I'm doing some research to see if any of you are seeing your communities adapt the new code already for supporting expansion tanks other than just hanging from a pipe? If so, what area are you in? We are seeing some areas in Virginia implementing this code now.


----------



## Tango (Jan 13, 2018)

6 years since your last post! Wow!


----------



## PiedmontRadiant (Jul 27, 2012)

Sorry, is that an issue?


----------



## ShtRnsdownhill (Jan 13, 2016)

whats the research for?


----------



## PiedmontRadiant (Jul 27, 2012)

We're a manufacturer just looking into this subject. The new codes, etc.


----------



## Master Mark (Aug 14, 2009)

Nothing has been implemented around Indiana that I am aware of but its just common sense to support the tank one way or another....

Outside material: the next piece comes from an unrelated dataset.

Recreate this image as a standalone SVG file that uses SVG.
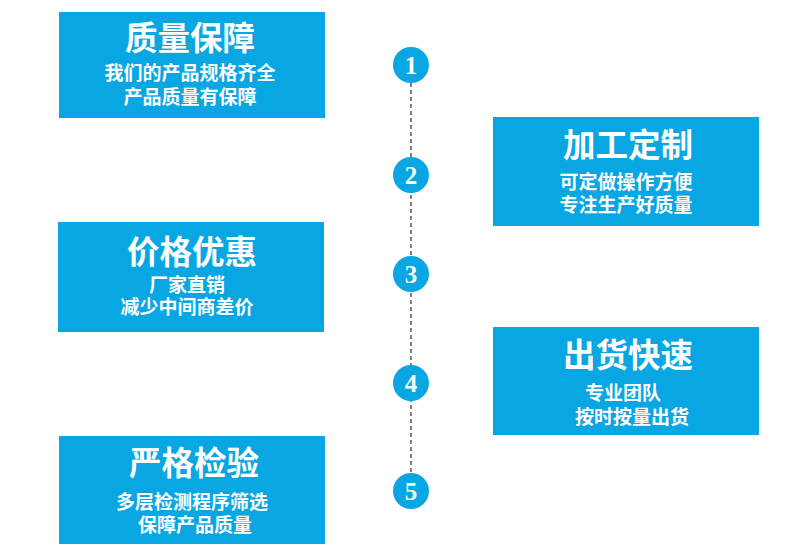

Are they expecting you to mount the thing to a side wall with some kind of expensive manufactured wall clamp???


I prefer just hanging it on strapping or wire down from the above beams or putting a support leg down the the heater.......


----------



## 89plumbum (May 14, 2011)

Been enforced in Charlotte for several years now.


----------



## PLUMBER_BILL (Oct 23, 2009)

PiedmontRadiant said:


> I'm doing some research to see if any of you are seeing your communities adapt the new code already for supporting expansion tanks other than just hanging from a pipe? If so, what area are you in? We are seeing some areas in Virginia implementing this code now.


I have always supported tanks Re: My Tank_Bra










​


----------



## ShtRnsdownhill (Jan 13, 2016)

I just use some gorilla tape and tape it to the wall...


----------